Collected material >>
** BEGIN **

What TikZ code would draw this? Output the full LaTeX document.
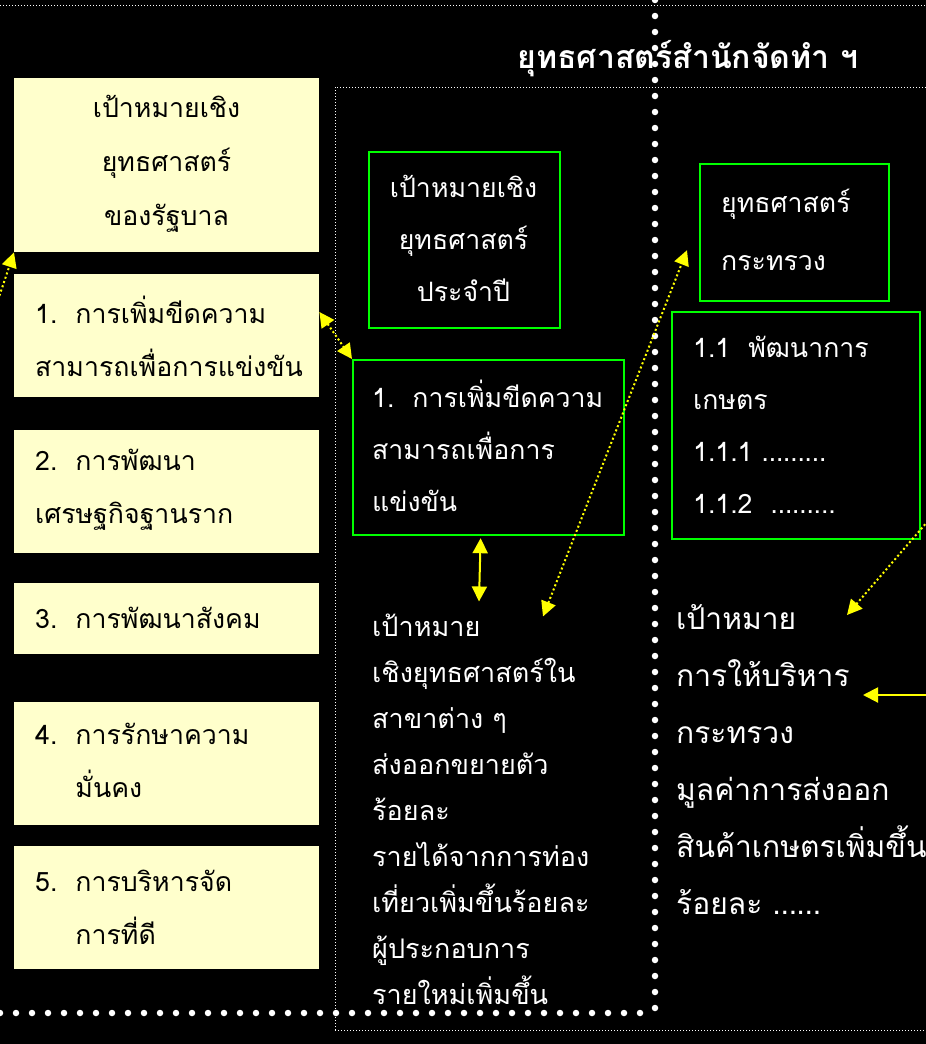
\documentclass[tikz,border=0pt]{standalone}
\usepackage{fontspec}
\setmainfont[Script=Thai]{Loma}
\usetikzlibrary{arrows.meta,calc}
\definecolor{lightyel}{RGB}{255,255,204}
\definecolor{grn}{RGB}{0,255,0}
\definecolor{yel}{RGB}{255,255,0}
\begin{document}
\begin{tikzpicture}[x=1pt,y=-1pt,
  ybox/.style={fill=lightyel, draw=none, inner sep=0pt, anchor=north west, minimum width=305pt},
  gbox/.style={draw=grn, line width=2.2pt, fill=black, inner sep=0pt, anchor=north west},
  btext/.style={text=black, inner sep=0pt, align=left, font=\fontsize{26.7}{53}\selectfont},
  ctext/.style={text=black, inner sep=0pt, align=center, font=\fontsize{26.7}{54}\selectfont},
  wtext/.style={text=white, inner sep=0pt, align=left, font=\fontsize{26.7}{52}\selectfont},
  thindot/.style={white, line width=1pt, dash pattern=on 1pt off 2pt},
  bigdot/.style={white, line width=6.5pt, line cap=round, dash pattern=on 0pt off 16pt},
  ydot/.style={yel, line width=2pt, dash pattern=on 2pt off 2.5pt},
  ysolid/.style={yel, line width=2pt},
  tip/.tip={Triangle[length=15pt,width=15pt]}
]
\fill[black] (0,0) rectangle (926,1044);
\useasboundingbox (0,0) rectangle (926,1044);

% dotted frame lines
\draw[thindot] (0,5) -- (926,5);
\draw[thindot] (335,1030) -- (335,87) -- (926,87);
\draw[thindot] (335,1030) -- (926,1030);

% title
\node[text=white, inner sep=0pt, font=\fontsize{32}{36}\selectfont\bfseries] (title) at (688,59) {ยุทธศาสตร์สำนักจัดทำ ฯ};

% big dotted separators
\draw[bigdot] (655,0) -- (655,1013);
\draw[bigdot] (0,1013) -- (655,1013);

% left yellow boxes
\node[ybox, minimum height=174pt] (b0) at (14,78) {};
\node[ctext] (t0) at (166.5,164) {เป้าหมายเชิง\\ยุทธศาสตร์\\ของรัฐบาล};
\node[ybox, minimum height=123pt] (b1) at (14,274) {};
\node[btext, anchor=west] (t1) at (35,336) {1.\ \ การเพิ่มขีดความ\\สามารถเพื่อการแข่งขัน};
\node[ybox, minimum height=123pt] (b2) at (14,430) {};
\node[btext, anchor=west] (t2) at (35,490) {2.\ \ การพัฒนา\\เศรษฐกิจฐานราก};
\node[ybox, minimum height=71pt] (b3) at (14,583) {};
\node[btext, anchor=west] (t3) at (35,618) {3.\ \ การพัฒนาสังคม};
\node[ybox, minimum height=123pt] (b4) at (14,702) {};
\node[btext, anchor=west] (t4) at (35,760) {4.\ \ การรักษาความ\\\phantom{4.\ \ }มั่นคง};
\node[ybox, minimum height=123pt] (b5) at (14,846) {};
\node[btext, anchor=west] (t5) at (35,907) {5.\ \ การบริหารจัด\\\phantom{5.\ \ }การที่ดี};

% green boxes
\node[gbox, minimum width=191pt, minimum height=176pt] (g1) at (368,151) {};
\node[wtext, align=center] (gt1) at (463.5,238) {เป้าหมายเชิง\\ยุทธศาสตร์\\ประจำปี};
\node[gbox, minimum width=271pt, minimum height=175pt] (g2) at (352,359) {};
\node[wtext, anchor=west] (gt2) at (372,446) {1.\ \ การเพิ่มขีดความ\\สามารถเพื่อการ\\แข่งขัน};
\node[gbox, minimum width=189pt, minimum height=137pt] (g3) at (699,163) {};
\node[wtext, anchor=west, font=\fontsize{26.7}{58}\selectfont] (gt3) at (721,230) {ยุทธศาสตร์\\กระทรวง};
\node[gbox, minimum width=248pt, minimum height=227pt] (g4) at (671,311) {};
\node[wtext, anchor=west] (gt4) at (693,425) {1.1\ \ พัฒนาการ\\เกษตร\\1.1.1 ………\\1.1.2\ \ ……...};

% free texts
\node[wtext, anchor=west, font=\fontsize{27}{46}\selectfont] (mt) at (372,809) {เป้าหมาย\\เชิงยุทธศาสตร์ใน\\สาขาต่าง ๆ\\ส่งออกขยายตัว\\ร้อยละ\\รายได้จากการท่อง\\เที่ยวเพิ่มขึ้นร้อยละ\\ผู้ประกอบการ\\รายใหม่เพิ่มขึ้น};
\node[wtext, anchor=west, font=\fontsize{30}{57}\selectfont] (rt) at (676,760) {เป้าหมาย\\การให้บริหาร\\กระทรวง\\มูลค่าการส่งออก\\สินค้าเกษตรเพิ่มขึ้น\\ร้อยละ ……};

% connectors
\coordinate (lin) at (-2,300);
\draw[ydot, -tip] (lin) -- (b0.south west);
\draw[ydot, tip-tip] ($(b1.north east)+(0,38)$) -- (g2.north west);
\draw[ysolid, tip-tip] ($(g2.south)+(-8,2)$) -- ($(mt.north west)+(107,-12)$);
\draw[ydot, tip-tip] ($(mt.north west)+(171,3)$) -- ($(g3.south west)+(-12,-52)$);
\coordinate (rin) at (934,514);
\coordinate (rtipA) at (847,615);
\draw[ydot, -tip] (rin) -- (rtipA);
\coordinate (rin2) at (930,695);
\coordinate (rtipB) at (863,695);
\draw[ysolid, -tip] (rin2) -- (rtipB);
\end{tikzpicture}
\end{document}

** END **

Task statement >> Repeat, word for word and with no pictures, only the lines running from the beginning of the data to the line that contains "(0,1013) -- (655,1013);".

Output of the exercise >>
What TikZ code would draw this? Output the full LaTeX document.
\documentclass[tikz,border=0pt]{standalone}
\usepackage{fontspec}
\setmainfont[Script=Thai]{Loma}
\usetikzlibrary{arrows.meta,calc}
\definecolor{lightyel}{RGB}{255,255,204}
\definecolor{grn}{RGB}{0,255,0}
\definecolor{yel}{RGB}{255,255,0}
\begin{document}
\begin{tikzpicture}[x=1pt,y=-1pt,
  ybox/.style={fill=lightyel, draw=none, inner sep=0pt, anchor=north west, minimum width=305pt},
  gbox/.style={draw=grn, line width=2.2pt, fill=black, inner sep=0pt, anchor=north west},
  btext/.style={text=black, inner sep=0pt, align=left, font=\fontsize{26.7}{53}\selectfont},
  ctext/.style={text=black, inner sep=0pt, align=center, font=\fontsize{26.7}{54}\selectfont},
  wtext/.style={text=white, inner sep=0pt, align=left, font=\fontsize{26.7}{52}\selectfont},
  thindot/.style={white, line width=1pt, dash pattern=on 1pt off 2pt},
  bigdot/.style={white, line width=6.5pt, line cap=round, dash pattern=on 0pt off 16pt},
  ydot/.style={yel, line width=2pt, dash pattern=on 2pt off 2.5pt},
  ysolid/.style={yel, line width=2pt},
  tip/.tip={Triangle[length=15pt,width=15pt]}
]
\fill[black] (0,0) rectangle (926,1044);
\useasboundingbox (0,0) rectangle (926,1044);

% dotted frame lines
\draw[thindot] (0,5) -- (926,5);
\draw[thindot] (335,1030) -- (335,87) -- (926,87);
\draw[thindot] (335,1030) -- (926,1030);

% title
\node[text=white, inner sep=0pt, font=\fontsize{32}{36}\selectfont\bfseries] (title) at (688,59) {ยุทธศาสตร์สำนักจัดทำ ฯ};

% big dotted separators
\draw[bigdot] (655,0) -- (655,1013);
\draw[bigdot] (0,1013) -- (655,1013);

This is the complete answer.